Feng shui is a complex body of knowledge developed in China some 3,000 years ago that reveals how to balance the energies of a given space to assure health and good fortune for its inhabitants.
And because one can never be too careful, toss in some dragons for added protection. But Wat Tha Ton’s phantasmagorical guardians appear to have made a side trip via Las Vegas en route to their mountain home with a view. All glitz and glimmer, are fabbie dahling.
Back at the ranch, Bryan Massingham joined us for dinner to explain how a nice Brit like him came to own a resort in a remote corner of Thailand like Tha Ton.
The Oxford University-trained geology teacher immigrated to Asia 31 years ago, first putting down roots in Hong Kong. Unclear what would happen in China following Tiananmen Square, he decided to move, originally settling in Chiang Mai, then in Tha Ton in 1990.
In 1998, he and Rosie, a history professor, took over an old resort, adding a student center.
By 2006, the couple had become successful enough to purchase an undeveloped stretch of marshland on the banks of the Mae Kok River, where water buffaloes played.
By 2008, the Massinghams had developed a new resort based on the pro forma of the original: 36 well-appointed rooms helped to support an education center with 110 beds, where today more than 2,000 students, primarily from Southeast Asia, but also from Australia, the UK, the Middle East and Japan, come to study each year and enjoy amenities such as an indoor climbing and rappelling wall.
The couple is also deeply involved with the nearby community of Lahu (the majority), Aka and Karen – as well as the Chan, an ethnic minority originally from Burma. The focus of their work is school improvement, but Bryan and Rosie also support promising students who might otherwise be forced out of school into the fields.
(They also act as surrogate parents and bankers for much of their well-trained staff.)
Talk about following your bliss.
(High season at the Maekok River Village Resort is November – February. Book early.)
Lahu, boat trip to Chiang Rai, Black House, White Temple:
Before climbing onto a long-tailed boat for the blissful three-hour ride to Chiang Rai, Nat wanted us to see a Lahu village. En route to Paqui, we made a mandatory stop at a local mom and pop shop to buy lollipops and biscuits to distribute to local kids, who lined up for the rare treats, each one namaste-ing in thanks. When I suggested we should have brought them something healthier to snack on, Nat rolled his eyes. This is not Kansas, Dorothy.
The boat ride took us from Banmai past the settlements of Phatai, Lahu, Ruammitr, felt very different from a similar trip on the Chaophraya River in Bangkok: fresh wind in our hair, instead of gas fumes. The current was running, but our agile “captain” easily cowboyed his way through patches of white water.

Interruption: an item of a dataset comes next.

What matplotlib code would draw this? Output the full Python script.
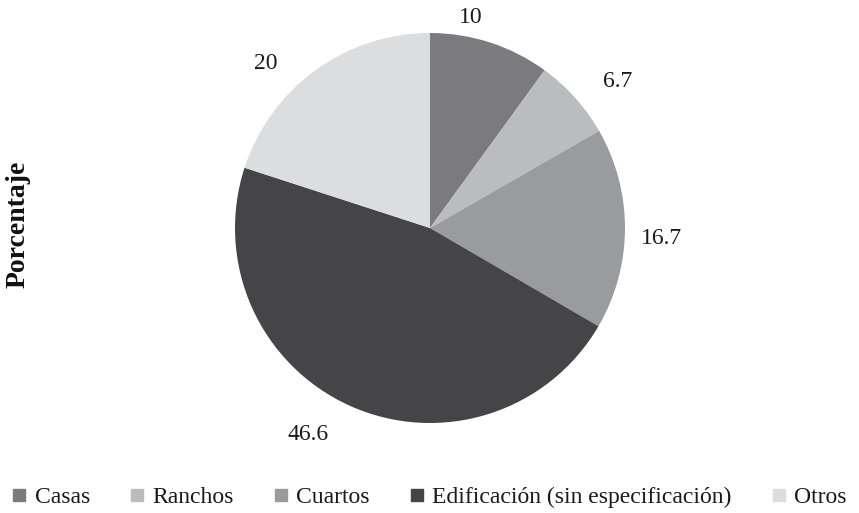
import numpy as np
import matplotlib.pyplot as plt
from matplotlib.lines import Line2D

plt.rcParams['font.family'] = ['Liberation Serif', 'DejaVu Serif']

categorias = ['Casas', 'Ranchos', 'Cuartos', 'Edificación (sin especificación)', 'Otros']
valores = [10, 6.7, 16.7, 46.6, 20]
etiquetas = ['10', '6.7', '16.7', '46.6', '20']
colores = ['#7b7b7f', '#bbbcbf', '#9a9b9e', '#454547', '#dcdddf']

# label placement tweaks (angle shift in degrees, radial distance)
giro = [7, -4, -2.5, -6.5, 9]
distancia = [1.10, 1.22, 1.19, 1.23, 1.19]

fig = plt.figure(figsize=(8.59, 5.13), dpi=100)
# pie centre ~ (430, 228) px, radius ~195 px
ax = fig.add_axes([(430 - 195) / 859, (513 - 423) / 513, 390 / 859, 390 / 513])
wedges, _ = ax.pie(valores, colors=colores, startangle=90, counterclock=False)
ax.set_xlim(-1, 1)
ax.set_ylim(-1, 1)
ax.set_aspect('equal')

for w, txt, g, d in zip(wedges, etiquetas, giro, distancia):
    ang = np.deg2rad((w.theta1 + w.theta2) / 2 + g)
    ax.text(d * np.cos(ang), d * np.sin(ang), txt, fontsize=17,
            ha='center', va='center', color='#1a1a1a', clip_on=False)

fig.text(18 / 859, 1 - 224 / 513, 'Porcentaje', rotation=90, fontsize=20,
         fontweight='bold', ha='center', va='center', color='#111111')

handles = [Line2D([], [], marker='s', linestyle='none', markersize=9,
                  markerfacecolor=c, markeredgecolor=c) for c in colores]
fig.legend(handles, categorias, loc='center', bbox_to_anchor=(0.5, 1 - 497 / 513),
           ncol=5, frameon=False, fontsize=17, handletextpad=0.35,
           columnspacing=1.7, handlelength=0.6, labelcolor='#1a1a1a')

fig.savefig('out.png', dpi=100)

Nat met us on the dock at Chiang Rai, where we talked to the only other “farang” –Thai-speak for foreigner. Adria was open and warm, so we compared notes. She even talked about the time she lived in Telluride, where she worked for a friend, Steve Gumble, founder and director of the Telluride Blues & Brews Festival.
Wouldn’t want to paint it.
Once in Chiang Rai, hands down the main event is the Black House (or Temple).

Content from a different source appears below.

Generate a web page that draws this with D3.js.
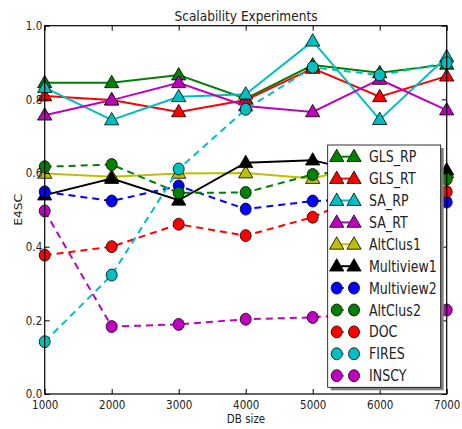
<!DOCTYPE html>
<html><head><meta charset="utf-8">
<script src="https://cdn.jsdelivr.net/npm/d3@7"></script>
<style>body{margin:0;background:#fff;}text{font-family:"DejaVu Sans",sans-serif;}</style>
</head><body><svg id="c" width="462" height="429"></svg>
<script>
const dbSizes = [1000, 2000, 3000, 4000, 5000, 6000, 7000];
const yTicks = [0.0, 0.2, 0.4, 0.6, 0.8, 1.0];
const seriesNames = ["GLS_RP","GLS_RT","SA_RP","SA_RT","AltClus1","Multiview1","Multiview2","AltClus2","DOC","FIRES","INSCY"];
const seriesColors = ["#008000","#ff0000","#00bfbf","#bf00bf","#bfbf00","#000000","#0000ff","#008000","#ff0000","#00bfbf","#bf00bf"];
const seriesMarkers = ["tri","tri","tri","tri","tri","tri","circ","circ","circ","circ","circ"];
const seriesDashed = [false,false,false,false,false,false,true,true,true,true,true];
const GLS_RP = [0.845,0.845,0.866,0.802,0.893,0.872,0.895];
const GLS_RT = [0.809,0.798,0.766,0.798,0.884,0.807,0.863];
const SA_RP = [0.832,0.744,0.807,0.814,0.958,0.745,0.915];
const SA_RT = [0.757,0.798,0.845,0.782,0.766,0.854,0.771];
const AltClus1 = [0.599,0.590,0.599,0.600,0.585,0.630,0.600];
const Multiview1 = [0.540,0.585,0.526,0.628,0.635,0.590,0.608];
const Multiview2 = [0.549,0.524,0.565,0.502,0.524,0.530,0.521];
const AltClus2 = [0.617,0.623,0.546,0.547,0.596,0.615,0.583];
const DOC = [0.377,0.400,0.461,0.430,0.480,0.560,0.549];
const FIRES = [0.142,0.323,0.611,0.773,0.887,0.866,0.899];
const INSCY = [0.497,0.183,0.189,0.203,0.208,0.220,0.228];
const seriesValues = [GLS_RP,GLS_RT,SA_RP,SA_RT,AltClus1,Multiview1,Multiview2,AltClus2,DOC,FIRES,INSCY];

const SX = 0.84; // horizontal text compression seen in the reference
const svg = d3.select("#c");
const L = 44.7, R = 446.7, T = 25.7, B = 394;
const x = d3.scaleLinear().domain([1000,7000]).range([L,R]);
const y = d3.scaleLinear().domain([0,1]).range([B,T]);

const line = d3.line().x((d,i)=>x(dbSizes[i])).y(d=>y(d));
const triPath = s => `M0,${-s}L${s*0.95},${s*0.65}L${-s*0.95},${s*0.65}Z`;

function drawMarker(g, type, color, cx, cy){
  if(type==="tri"){
    g.append("path").attr("d", triPath(7.5)).attr("transform",`translate(${cx},${cy})`)
      .attr("fill", color).attr("stroke","#000").attr("stroke-width",0.8);
  } else {
    g.append("ellipse").attr("cx",cx).attr("cy",cy).attr("rx",5.5).attr("ry",6)
      .attr("fill", color).attr("stroke","#000").attr("stroke-width",0.8);
  }
}
function label(px, py, str, size, anchor, rot){
  return svg.append("text").attr("transform",`translate(${px},${py})${rot?` rotate(${rot})`:""} scale(${rot?1:SX},${rot?SX:1})`)
    .attr("text-anchor",anchor).attr("font-size",size).attr("fill","#222").text(str);
}

const plot = svg.append("g");
svg.append("defs").append("clipPath").attr("id","clip").append("rect")
  .attr("x",L-8).attr("y",T-8).attr("width",R-L+16).attr("height",B-T+16);
plot.attr("clip-path","url(#clip)");

seriesValues.forEach((vals,k)=>{
  const g = plot.append("g");
  g.append("path").attr("d", line(vals)).attr("fill","none")
    .attr("stroke", seriesColors[k]).attr("stroke-width",2)
    .attr("stroke-dasharray", seriesDashed[k] ? "7,5" : null);
  vals.forEach((v,i)=>drawMarker(g, seriesMarkers[k], seriesColors[k], x(dbSizes[i]), y(v)));
});

svg.append("rect").attr("x",L).attr("y",T).attr("width",R-L).attr("height",B-T)
  .attr("fill","none").attr("stroke","#000").attr("stroke-width",1.2);

const xAxB = d3.axisBottom(x).tickValues(dbSizes).tickFormat(d3.format("d")).tickSizeInner(-5).tickSizeOuter(0).tickPadding(6);
const xAxT = d3.axisTop(x).tickValues(dbSizes).tickFormat("").tickSizeInner(-5).tickSizeOuter(0);
const yAxL = d3.axisLeft(y).tickValues(yTicks).tickFormat(d3.format(".1f")).tickSizeInner(-5).tickSizeOuter(0).tickPadding(3);
const yAxR = d3.axisRight(y).tickValues(yTicks).tickFormat("").tickSizeInner(-5).tickSizeOuter(0);
function styleAx(g){ g.select(".domain").remove(); g.selectAll("line").attr("stroke","#000");
  g.selectAll("text").attr("font-size",12.3).attr("fill","#222").style("font-family","DejaVu Sans"); }
svg.append("g").attr("transform",`translate(0,${B})`).call(xAxB).call(styleAx)
  .selectAll("text").attr("transform",`scale(${SX},1)`);
svg.append("g").attr("transform",`translate(0,${T})`).call(xAxT).call(styleAx);
svg.append("g").attr("transform",`translate(${L},0)`).call(yAxL).call(styleAx)
  .selectAll("text").attr("x",0).attr("text-anchor","end").attr("transform",`translate(-2.5,0) scale(${SX},1)`);
svg.append("g").attr("transform",`translate(${R},0)`).call(yAxR).call(styleAx);

label(246, 20.5, "Scalability Experiments", 14.5, "middle");
label(246, 422.5, "DB size", 12.3, "middle");
label(22, (T+B)/2, "E4SC", 12.3, "middle", -90);

const lg = svg.append("g");
const lx = 327.7, ly = 145, lw = 113, lh = 242.3;
lg.append("rect").attr("x",lx+3).attr("y",ly+3).attr("width",lw).attr("height",lh).attr("fill","#808080");
lg.append("rect").attr("x",lx).attr("y",ly).attr("width",lw).attr("height",lh).attr("fill","#fff").attr("stroke","#000").attr("stroke-width",0.8);
seriesNames.forEach((n,k)=>{
  const cy = 156.7 + k*21.9;
  lg.append("line").attr("x1",336.7).attr("x2",354).attr("y1",cy).attr("y2",cy)
    .attr("stroke",seriesColors[k]).attr("stroke-width",2)
    .attr("stroke-dasharray", seriesDashed[k] ? "7,5" : null);
  drawMarker(lg, seriesMarkers[k], seriesColors[k], 336.7, cy);
  drawMarker(lg, seriesMarkers[k], seriesColors[k], 354, cy);
  lg.append("text").attr("transform",`translate(369,${cy+5.5}) scale(${SX},1)`)
    .attr("font-size",15).attr("fill","#222").text(n);
});
</script></body></html>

Created by a “national artist” of Thailand, Thawan Duchanee, the grounds include nearly 40 small black houses made of wood, glass, concrete, bricks, or terracotta, The complex was built to accommodate Thawan’s vast collections from all over the globe of paintings, sculptures, skins, horns, and silver and gold items. But here, animal bones rule. Bones are apparently what inspire the artist to create. Most of the furniture and lots of objets are made of bones.
Let’s just say the Black House is definitely not a place for animal lovers.
It is, I believe, a contemporary, sculptural vanitas, meant to remind us of the transient nature of all earthly goods and pursuits and the fact, an essential tenet of Buddhism, that change is the only constant.
The creepy place chilled me to the…. You guessed it.
Next up: the Golden Triangle. The 75,000-square-mile area spanning parts of Thailand, Laos, and Burma was once infamous for the production of opium.
Various Thai organizations (Royal Project and Doi Tung Development Project among them) spent decades battling the trade. Part of the campaign, the Hall of Opium was built to educate people about the dangers of the drug (and heavy drugs in general) through in-depth exhibitions trace opium’s history from its first use 5,000 years ago to current socio-economic challenges of abuse and addiction.
Included in the exhaustive exhibition are scary videos about how the CIA got up close and personal with major gangsters – many of whom made their money on the backs on addicts. The rationale? Fight the Red Scourge of communism no matter the cost. Thousands of lives ruined? Collateral damage.
The Opium Hall, one of the country’s best museums, also features a kind of rogue’s gallery dedicated to major celebrities who succumbed to their addiction, from Tallulah Bankhead and Boris Karloff to Kurt Cobain.
Our last major stop of the three days: the White Temple.
Thailand is a very spiritual country and a very large percent of the population practices Buddhism, hence all the wats. But unlike all the other temples, the Wat Rong Khun or White Temple is new – and so far, fabulous to behold.
So far, because while work on the site began in 1997, this Buddhist Disneyland is not scheduled to be completed until 2070, when it could become another Wonder of the World.
The White Temple is the work of another of Thailand’s famous artists, Chalermchai Kositpipat, who is constructing the project in white to represent Buddha’s purity.